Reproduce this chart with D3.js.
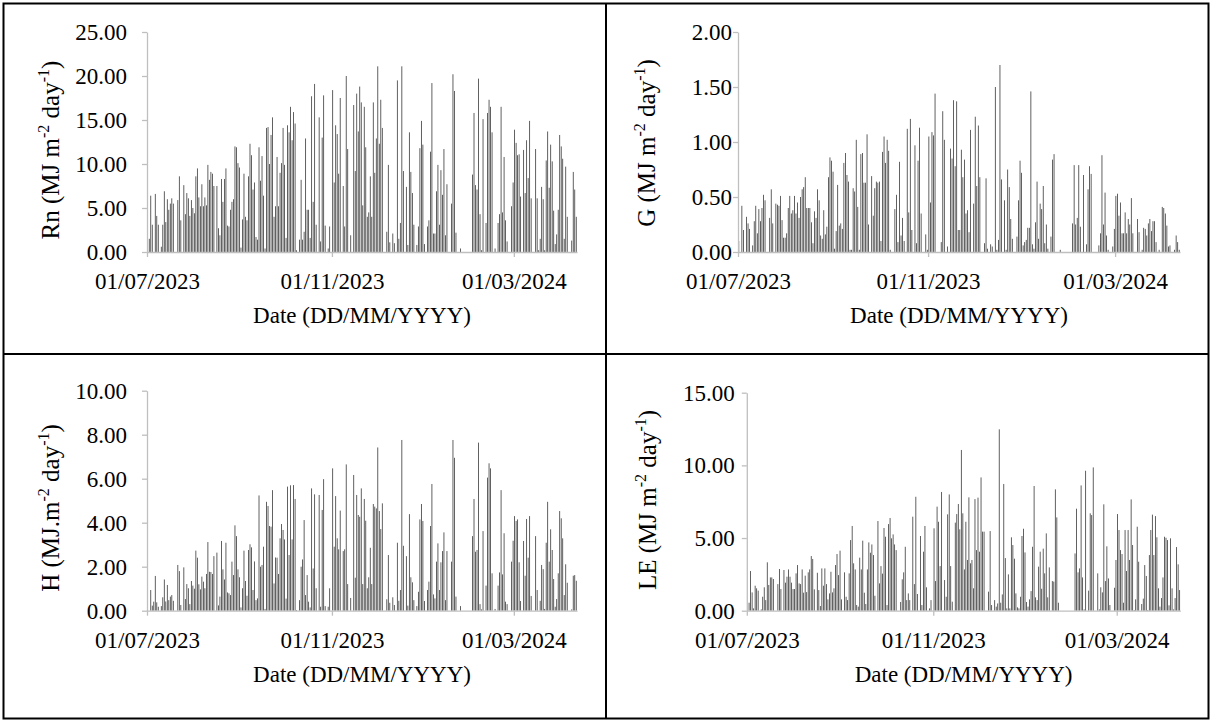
<!DOCTYPE html>
<html><head><meta charset="utf-8">
<script src="https://cdn.jsdelivr.net/npm/d3@7"></script>
<style>
html,body{margin:0;padding:0;background:#fff;}
svg text{font-family:"Liberation Serif","Times New Roman",serif;fill:#000;}
</style></head><body>
<svg id="chart" width="1212" height="722"></svg>
<script>
// ---------------- data ----------------
const startDate = "2023-07-01";
const dayCount = 286;
const tickDates = ["2023-07-01", "2023-11-01", "2024-03-01"];
const tickLabels = ["01/07/2023", "01/11/2023", "01/03/2024"];
const xTitle = "Date (DD/MM/YYYY)";

const rnTicks = [0, 5, 10, 15, 20, 25];
const gTicks = [0, 0.5, 1, 1.5, 2];
const hTicks = [0, 2, 4, 6, 8, 10];
const leTicks = [0, 5, 10, 15];

const rnValues = [
0,1.5,6.4,3.1,0,6.6,4.1,3.1,0,0.6,3.1,6.9,3.4,6.0,4.8,5.5,6.1,5.5,0,0,
5.9,8.6,3.6,0,7.6,4.3,6.7,6.1,4.1,5.9,5.0,4.4,8.6,9.5,6.2,5.2,7.7,5.2,6.2,5.3,
9.9,8.2,9.1,8.9,7.5,0,7.5,2.7,1.9,8.3,5.7,8.3,9.5,3.0,2.9,4.8,5.7,6.0,12.0,11.9,
10.1,9.6,0.5,3.7,8.9,4.0,3.6,8.6,12.3,11.0,7.1,7.9,1.7,1.4,11.9,8.1,10.9,6.4,0.4,14.1,
14.2,10.0,13.3,15.3,4.0,5.2,10.8,5.2,9.0,10.1,14.1,9.9,1.6,14.4,13.6,16.5,12.7,15.9,14.6,0.2,
0,1.4,8.2,1.4,2.3,12.9,4.8,4.8,1.6,17.7,5.7,19.1,3.1,0,15.3,1.2,13.0,17.8,3.0,0,
0.4,2.9,0,18.4,7.9,14.4,13.4,8.9,17.5,0,7.5,2.9,20.0,11.7,0,1.9,0,16.7,9.2,18.0,
13.7,18.8,17.0,5.3,16.5,11.9,4.0,4.5,8.6,4.0,17.0,9.0,12.9,21.1,12.3,17.3,14.1,0,0,2.3,
9.9,1.1,0,2.1,1.0,0,19.5,1.5,3.3,21.1,9.2,0,7.4,0.8,13.6,9.1,6.7,3.1,0,0.8,
2.9,11.8,14.9,12.2,0.9,0,2.9,3.6,11.4,19.2,2.1,2.1,6.9,9.9,3.1,9.3,6.5,11.7,1.9,7.7,
0,0,5.5,20.2,18.3,2.2,0,0,0.4,0,0,0,0,0,0,0,8.8,15.8,7.6,7.1,
19.7,4.3,0.2,15.1,0,3.3,15.8,17.3,16.5,13.6,0,0.4,0,3.3,4.3,16.5,4.5,10.8,3.6,1.2,
0,0,5.2,7.9,13.9,12.4,11.0,11.1,6.3,0,11.6,6.7,12.7,8.4,14.9,6.1,0,0,11.7,6.1,
0.2,1.5,7.4,6.0,0.2,10.4,13.7,7.3,12.2,10.3,4.7,0.9,2.0,4.8,13.3,12.0,10.6,1.5,9.7,4.0,
0,0,1.3,9.1,7.1,4.0
];

const gValues = [
0.10,0,0.42,0.20,0,0.32,0.26,0.21,0,0.06,0.28,0.42,0.17,0.39,0.28,0.40,0.52,0.47,0,0,
0.31,0.57,0.26,0,0.44,0.43,0.42,0.51,0.29,0.13,0.13,0.17,0.40,0.51,0.35,0.38,0.51,0.35,0.45,0.31,
0.50,0.57,0.59,0.68,0.40,0.40,0.40,0.27,0.08,0.37,0.31,0.57,0.47,0.15,0.12,0.38,0.16,0.23,0.68,0.86,
0.83,0.73,0.03,0.19,0.61,0.24,0.26,0.21,0.81,0.90,0.70,0.64,0.02,0.02,0.58,0.55,1.02,0.41,0.02,0.89,
0.90,0.63,0.63,1.07,0.25,0,0.69,0.33,0.58,0.64,0.63,0.64,0.10,0.91,1.05,0.81,1.02,0.92,0.02,0,
0,0.39,0.52,0.09,0.82,0.15,0.31,0.10,0,1.12,0.36,1.21,0.20,0,0.97,0.08,0.83,1.13,0.35,0,
0,0.16,0.02,1.05,0.45,1.09,1.06,1.44,0,0,0,0.09,1.28,1.02,0,0.05,0,0.94,0.85,1.38,
0.78,1.37,0.20,0.20,0.93,0.68,0.84,0.35,0.38,0.18,1.11,0,0.44,1.23,0.60,1.15,0.68,0,0,0.08,
0.67,0.03,0,0.07,0.05,0,1.50,0.02,0.11,1.70,0.66,0,0.47,0.02,0.75,0.59,0.30,0.12,0,0,
0.14,0.47,0.83,0.72,0.06,0.09,0.11,0.22,0.22,1.46,0.07,0.03,0.27,0.64,0.12,0.44,0.39,0.60,0.08,0.25,
0.03,0,0.14,0.84,0.89,0,0,0,0.02,0,0,0,0,0,0,0,0.26,0.79,0.25,0.31,
0.79,0.23,0,0.70,0,0.07,0.57,0.78,0.71,0,0,0,0,0.06,0.17,0.88,0.25,0.54,0.15,0.02,
0,0,0.05,0.21,0.51,0.53,0.33,0.45,0.17,0.17,0.36,0.17,0.30,0.25,0.49,0.17,0,0,0.30,0.18,
0,0.02,0.22,0.21,0.15,0.26,0.30,0.19,0.28,0.28,0.09,0,0.02,0,0.41,0.40,0.35,0.24,0.05,0.06,
0,0,0.02,0.15,0.09,0.02
];

const hValues = [
0,0,0.94,0.23,0.41,1.58,0.38,0.18,0,0.21,0.61,1.42,0.42,1.17,0.48,0.64,0.71,0.45,0,0,
2.08,1.80,0.26,0,1.97,0.53,1.21,1.02,0.30,1.35,1.14,1.00,2.73,2.41,1.20,0.97,1.55,1.32,1.02,1.67,
3.12,1.77,1.76,1.67,2.48,0,2.64,0.24,0.64,3.17,1.88,1.42,3.09,0.83,0.79,0.71,2.23,1.62,3.88,3.39,
1.88,1.52,0.15,1.02,2.73,1.35,0.68,2.76,3.02,2.88,0.94,2.24,0.48,0.56,5.24,2.00,2.08,2.91,0.08,4.95,
4.76,3.85,3.82,5.48,1.24,2.42,2.41,1.67,3.29,3.94,3.67,3.24,0.55,5.64,2.53,5.70,3.24,5.71,5.08,0.03,
0,0.48,2.00,2.33,4.12,0.71,1.62,0.41,0.15,5.56,1.92,5.29,1.02,0,5.26,0.18,4.58,5.98,0.21,0,
0.18,1.02,0,6.47,2.91,5.21,3.29,2.79,4.55,0,2.71,2.79,6.65,1.21,0,0.58,0,6.17,1.50,5.26,
4.35,4.27,5.56,1.21,5.08,4.09,1.02,1.52,2.86,1.21,4.85,4.73,4.65,7.42,4.53,3.71,4.88,0,0,0.52,
2.53,0.36,0,0.61,0.26,0,3.09,0.45,0.94,7.76,2.95,0,2.48,0.23,4.39,1.52,1.29,0.48,0,0.21,
0.86,4.15,4.85,4.08,0.44,0,0.94,1.32,3.85,5.76,0.74,0.56,2.23,3.06,0.94,2.20,2.71,3.56,0.48,2.71,
0,0,2.23,7.76,6.95,0.64,0,0,0.21,0,0,0,0,0,0,0,3.39,5.08,2.68,2.76,
7.64,0.30,0.06,3.62,0,1.14,6.05,6.70,6.47,1.70,0,0.08,0,1.14,1.74,5.48,1.65,3.52,0.41,0.30,
0,0,2.23,3.18,4.30,4.08,4.15,2.20,0.44,0,3.17,1.59,4.17,2.41,4.30,0.67,0,0,3.39,0.94,
0,0.45,2.08,1.89,0.08,3.09,4.95,2.23,3.70,2.76,1.44,0.18,0.53,1.70,4.53,4.20,3.29,0.71,2.11,1.27,
0,0,0.06,1.59,1.62,1.36
];

const leValues = [
0,0.55,2.73,1.26,0.16,1.72,1.54,1.38,0,0.09,0.96,1.61,0.73,3.33,1.77,2.29,2.29,2.18,0,0,
1.83,2.87,1.49,0,2.80,1.93,2.34,2.84,2.34,1.93,1.49,1.49,2.57,3.14,1.88,1.83,2.84,1.24,2.41,1.28,
2.64,2.84,3.76,3.56,1.47,0,2.61,1.42,0.32,2.91,1.72,2.91,1.83,0.78,1.19,2.68,1.26,1.54,3.14,3.90,
2.45,4.13,0.78,0,2.64,0.96,0.73,2.57,4.86,5.83,3.26,2.84,0.39,0.28,3.65,2.84,4.82,1.24,0.46,2.84,
4.70,3.99,4.56,3.83,1.03,0,6.17,1.88,3.07,2.55,5.69,5.09,0.39,5.96,6.38,4.98,5.25,4.56,4.17,0,
0,0.60,2.16,2.64,4.40,0.73,1.19,0.73,0,6.47,1.83,7.84,1.15,0,5.14,0.39,4.06,5.83,1.61,0,
0.16,0.73,0,5.67,2.04,7.16,6.12,3.07,8.17,0,2.11,0.96,6.63,8.00,3.07,0.62,0,6.06,6.65,7.34,
5.60,11.06,6.70,2.84,6.12,3.49,7.80,3.26,3.49,1.54,7.68,4.17,7.78,4.06,9.17,5.44,5.44,0,0,1.31,
5.48,0.39,0,0.73,0.28,0.50,12.48,0.55,1.12,8.72,3.62,0.16,2.50,0.16,5.05,4.52,3.58,1.19,0.23,0.16,
0.96,5.14,5.64,4.01,0.60,0.28,0.78,1.35,4.40,8.58,0.92,0.73,3.03,4.06,1.51,4.27,2.57,5.32,0.92,2.98,
0,2.04,2.00,8.35,6.42,0.55,0,0,0,0,0,0,0,0,0,0,3.94,7.02,2.64,2.91,
8.62,2.29,0.09,9.63,0,1.38,6.70,6.58,9.86,0,0,2.57,0.09,1.61,1.26,7.32,2.04,4.43,2.22,0.39,
0,0,1.58,3.49,6.65,5.55,4.17,3.90,0.55,5.55,2.73,5.55,3.49,7.66,4.52,0.05,0.78,5.78,3.37,0,
0.46,0.83,3.14,2.39,0.05,3.83,5.55,6.61,3.83,6.51,5.05,1.54,0.28,0.87,2.29,5.09,5.02,4.86,0.37,4.98,
1.54,0.09,0.87,4.38,3.19,1.42
];

const yTitleRn = ["Rn (MJ m", "-2", " day", "-1", ")"];
const yTitleG = ["G (MJ m", "-2", " day", "-1", ")"];
const yTitleH = ["H (MJ.m", "-2", " day", "-1", ")"];
const yTitleLE = ["LE (MJ m", "-2", " day", "-1", ")"];

// ---------------- drawing ----------------
const svg = d3.select("#chart");
const parse = d3.utcParse("%Y-%m-%d");
const t0 = parse(startDate);
const t1 = d3.utcDay.offset(t0, dayCount);
const days = d3.utcDay.range(t0, t1);
const tickDateObjs = tickDates.map(parse);

const AXIS = "#bfbfbf";
const BAR = "#3a3a3a";
const FS = 23;
const TFS = 25;

const panels = [
  {values: rnValues, ticks: rnTicks, title: yTitleRn, x0: 147, x1: 577, yb: 252, yt: 32, tx: 59, ty: 150, pad: 15},
  {values: gValues, ticks: gTicks, title: yTitleG, x0: 738, x1: 1180, yb: 252, yt: 32, tx: 655, ty: 143, pad: 1},
  {values: hValues, ticks: hTicks, title: yTitleH, x0: 147, x1: 577, yb: 610.7, yt: 390.7, tx: 59, ty: 508, pad: 15},
  {values: leValues, ticks: leTicks, title: yTitleLE, x0: 746.8, x1: 1180.4, yb: 610.7, yt: 392.7, tx: 656, ty: 500, pad: 7}
];

panels.forEach(p => {
  const g = svg.append("g");
  const x = d3.scaleUtc().domain([t0, t1]).range([p.x0, p.x1]);
  const y = d3.scaleLinear().domain([0, d3.max(p.ticks)]).range([p.yb, p.yt]);
  const slot = (p.x1 - p.x0) / dayCount;
  const bw = 0.8;

  // bars
  g.append("g").selectAll("rect")
    .data(days.map((d, i) => ({d, v: p.values[i]})).filter(e => e.v > 0))
    .join("rect")
    .attr("x", e => x(e.d) + (slot - bw) / 2)
    .attr("width", bw)
    .attr("y", e => y(e.v))
    .attr("height", e => p.yb - y(e.v))
    .attr("fill", BAR);

  // y axis
  const ya = g.append("g").attr("transform", `translate(${p.x0},0)`)
    .call(d3.axisLeft(y).tickValues(p.ticks).tickFormat(d3.format(".2f")).tickSize(5).tickSizeOuter(0).tickPadding(p.pad));
  ya.select(".domain").attr("stroke", AXIS).attr("stroke-width", 1.3);
  ya.selectAll(".tick line").attr("stroke", AXIS).attr("stroke-width", 1.3);
  ya.selectAll(".tick text").attr("font-size", FS).attr("fill", "#000");

  // x axis
  const xa = g.append("g").attr("transform", `translate(0,${p.yb})`)
    .call(d3.axisBottom(x).tickValues(tickDateObjs).tickFormat((d, i) => tickLabels[i]).tickSize(5).tickSizeOuter(0).tickPadding(16));
  xa.select(".domain").attr("stroke", AXIS).attr("stroke-width", 1.3);
  xa.selectAll(".tick line").attr("stroke", AXIS).attr("stroke-width", 1.3);
  xa.selectAll(".tick text").attr("font-size", FS).attr("fill", "#000");

  // x title
  g.append("text").attr("x", (p.x0 + p.x1) / 2).attr("y", p.yb + 71)
    .attr("text-anchor", "middle").attr("font-size", FS).text(xTitle);

  // y title
  const yt = g.append("text").attr("transform", `translate(${p.tx},${p.ty}) rotate(-90)`)
    .attr("text-anchor", "middle").attr("font-size", TFS);
  p.title.forEach((s, i) => {
    const sup = i % 2 === 1;
    yt.append("tspan").attr("font-size", sup ? 16 : TFS)
      .attr("dy", sup ? -10 : (i > 0 ? 10 : 0)).text(s);
  });
});

// frame
svg.append("rect").attr("x", 3.5).attr("y", 3.5).attr("width", 1205).attr("height", 715)
  .attr("fill", "none").attr("stroke", "#000").attr("stroke-width", 2);
svg.append("line").attr("x1", 606).attr("x2", 606).attr("y1", 3.5).attr("y2", 718.5)
  .attr("stroke", "#000").attr("stroke-width", 2);
svg.append("line").attr("x1", 3.5).attr("x2", 1208.5).attr("y1", 354).attr("y2", 354)
  .attr("stroke", "#000").attr("stroke-width", 2);
</script>
</body></html>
:::::
## Instructions to follow
Return only the lines running from the top of the data to the line that holds "const leTicks = [0, 5, 10, 15];". Include both of those lines, but skip the pictures.

## Written solution
Reproduce this chart with D3.js.
<!DOCTYPE html>
<html><head><meta charset="utf-8">
<script src="https://cdn.jsdelivr.net/npm/d3@7"></script>
<style>
html,body{margin:0;padding:0;background:#fff;}
svg text{font-family:"Liberation Serif","Times New Roman",serif;fill:#000;}
</style></head><body>
<svg id="chart" width="1212" height="722"></svg>
<script>
// ---------------- data ----------------
const startDate = "2023-07-01";
const dayCount = 286;
const tickDates = ["2023-07-01", "2023-11-01", "2024-03-01"];
const tickLabels = ["01/07/2023", "01/11/2023", "01/03/2024"];
const xTitle = "Date (DD/MM/YYYY)";

const rnTicks = [0, 5, 10, 15, 20, 25];
const gTicks = [0, 0.5, 1, 1.5, 2];
const hTicks = [0, 2, 4, 6, 8, 10];
const leTicks = [0, 5, 10, 15];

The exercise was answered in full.